Au cœur des discussions entre le pouvoir exécutif et les représentants de la collectivité unique de Corse, la question du statut constitutionnel de la Corse, sur laquelle veille scrupuleusement le Conseil constitutionnel. S’il admet que la Corse est une collectivité territoriale spécifique, il s’oppose en revanche à ce qu’elle puisse être dotée d’une autonomie comparable à celle de certains territoires d’outre-mer.

Toutefois, cette jurisprudence du « statut de la Corse » apparaît au fil du temps passablement ébréchée par les évolutions institutionnelles intégrées dans la Loi fondamentale, notamment à la suite de la révision constitutionnelle de 2003 portant sur l’organisation décentralisée de la République.

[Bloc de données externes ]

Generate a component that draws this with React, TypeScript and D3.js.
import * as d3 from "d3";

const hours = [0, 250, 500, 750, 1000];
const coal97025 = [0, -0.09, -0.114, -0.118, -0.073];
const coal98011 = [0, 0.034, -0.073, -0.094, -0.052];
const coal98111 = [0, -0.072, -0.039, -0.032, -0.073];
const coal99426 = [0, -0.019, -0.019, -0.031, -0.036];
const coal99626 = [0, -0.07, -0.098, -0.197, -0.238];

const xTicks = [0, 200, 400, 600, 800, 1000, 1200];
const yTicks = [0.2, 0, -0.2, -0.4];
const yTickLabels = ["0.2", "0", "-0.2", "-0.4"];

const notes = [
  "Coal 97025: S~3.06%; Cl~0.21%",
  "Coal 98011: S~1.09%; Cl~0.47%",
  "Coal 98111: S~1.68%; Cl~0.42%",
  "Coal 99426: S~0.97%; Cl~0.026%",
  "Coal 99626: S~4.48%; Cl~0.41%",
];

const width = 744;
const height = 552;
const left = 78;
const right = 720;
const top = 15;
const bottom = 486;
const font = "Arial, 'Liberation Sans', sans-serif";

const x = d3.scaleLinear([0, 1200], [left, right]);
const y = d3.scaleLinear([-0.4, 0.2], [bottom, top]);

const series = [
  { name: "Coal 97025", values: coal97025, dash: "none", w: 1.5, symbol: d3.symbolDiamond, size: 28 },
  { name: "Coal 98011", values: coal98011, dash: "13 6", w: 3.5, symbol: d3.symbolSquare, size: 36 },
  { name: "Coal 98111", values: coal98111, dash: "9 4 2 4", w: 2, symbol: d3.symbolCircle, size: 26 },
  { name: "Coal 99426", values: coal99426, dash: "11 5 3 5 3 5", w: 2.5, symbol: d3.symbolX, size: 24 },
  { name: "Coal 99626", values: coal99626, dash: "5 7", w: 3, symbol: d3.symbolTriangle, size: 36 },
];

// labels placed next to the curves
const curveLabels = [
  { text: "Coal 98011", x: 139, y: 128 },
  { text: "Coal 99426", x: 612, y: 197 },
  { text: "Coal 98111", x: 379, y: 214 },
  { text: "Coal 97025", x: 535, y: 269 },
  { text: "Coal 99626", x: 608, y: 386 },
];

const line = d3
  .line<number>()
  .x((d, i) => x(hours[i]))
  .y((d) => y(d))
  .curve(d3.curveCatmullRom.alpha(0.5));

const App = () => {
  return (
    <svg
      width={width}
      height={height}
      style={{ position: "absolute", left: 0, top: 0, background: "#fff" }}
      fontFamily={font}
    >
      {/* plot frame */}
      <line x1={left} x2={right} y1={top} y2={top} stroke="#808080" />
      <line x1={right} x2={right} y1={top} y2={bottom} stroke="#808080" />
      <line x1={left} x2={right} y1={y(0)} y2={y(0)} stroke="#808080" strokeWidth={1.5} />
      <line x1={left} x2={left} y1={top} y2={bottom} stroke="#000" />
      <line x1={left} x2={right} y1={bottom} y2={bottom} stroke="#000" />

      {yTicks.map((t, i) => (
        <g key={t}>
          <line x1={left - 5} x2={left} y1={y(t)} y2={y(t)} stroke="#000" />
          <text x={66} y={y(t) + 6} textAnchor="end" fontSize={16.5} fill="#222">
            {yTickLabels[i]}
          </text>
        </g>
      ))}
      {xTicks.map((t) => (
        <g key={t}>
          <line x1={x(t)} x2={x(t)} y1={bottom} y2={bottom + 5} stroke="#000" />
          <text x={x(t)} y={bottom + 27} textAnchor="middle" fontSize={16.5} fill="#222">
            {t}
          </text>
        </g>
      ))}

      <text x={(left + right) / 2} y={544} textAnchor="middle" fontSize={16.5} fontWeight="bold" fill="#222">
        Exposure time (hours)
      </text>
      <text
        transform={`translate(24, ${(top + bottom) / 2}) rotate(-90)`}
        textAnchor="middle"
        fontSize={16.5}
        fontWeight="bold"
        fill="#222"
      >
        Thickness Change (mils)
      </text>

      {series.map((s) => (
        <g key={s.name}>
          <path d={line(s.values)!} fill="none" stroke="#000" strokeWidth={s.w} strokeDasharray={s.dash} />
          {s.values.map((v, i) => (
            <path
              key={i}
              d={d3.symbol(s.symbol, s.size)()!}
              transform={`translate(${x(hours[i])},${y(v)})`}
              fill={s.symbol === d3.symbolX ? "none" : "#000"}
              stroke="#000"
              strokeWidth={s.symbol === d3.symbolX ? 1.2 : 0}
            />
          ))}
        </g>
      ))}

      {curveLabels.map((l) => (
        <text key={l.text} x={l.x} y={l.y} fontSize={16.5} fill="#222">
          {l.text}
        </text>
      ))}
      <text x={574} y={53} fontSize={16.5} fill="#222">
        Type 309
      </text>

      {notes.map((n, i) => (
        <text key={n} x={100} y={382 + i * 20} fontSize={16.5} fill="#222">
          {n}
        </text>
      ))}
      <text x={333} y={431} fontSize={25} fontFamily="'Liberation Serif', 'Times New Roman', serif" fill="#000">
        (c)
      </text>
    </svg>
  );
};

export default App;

« Les principes d’unicité du peuple français et de la langue française, osons l’avouer, sont mis à mal, malgré les fortes résistances des administrations centrales de l’Etat, depuis cette révision », notait le constitutionnaliste Guy Carcassonne dans une étude réalisée en 2013. Et il ajoutait : « Il est indécent, illogique et insultant que la Corse ne soit pas mentionnée dans le texte suprême. »

Tenir compte de ses spécificités

Dans un rapport remis jeudi 18 janvier à la Collectivité de Corse, la professeure de droit public Wanda Mastor, qui avait déjà participé à l’étude coordonnée par Guy Carcassonne, plaide pour un nouvel article de la Constitution qui reconnaîtrait à la Corse un statut tenant compte de ses spécificités au sein de la République. Elle rappelle le discours prononcé par le candidat Emmanuel Macron, le 7 avril 2017, à Furiani : « Est-ce qu’il faudra aller plus loin, modifier le cadre législatif et réglementaire, réviser la Constitution pour permettre de nouvelles adaptations ? (…) Sur ce sujet, comme sur tous les autres, je suis ouvert au dialogue. »

Pour la constitutionnaliste, « il est impensable que la Corse en reste à un statut hybride et silencieux ». S’appuyant sur les exemples étrangers et, en ce qui concerne certaines collectivités d’outre-mer, sur la large autonomie accordée à la Nouvelle-Calédonie, Mme Mastor considère que « l’autonomie interne d’une région n’entraîne pas la violation du principe d’indivisibilité de la République ».

M. Macron, dans son discours de Furiani, n’estimait-il pas que « la République est suffisamment forte pour accueillir des particularités en son sein » ? « Parce que la République est indivisible et en même temps plurielle, n’en déplaise à certains », ajoutait-il. L’heure est venue pour le chef de l’Etat de frotter ses convictions à l’épreuve du réel.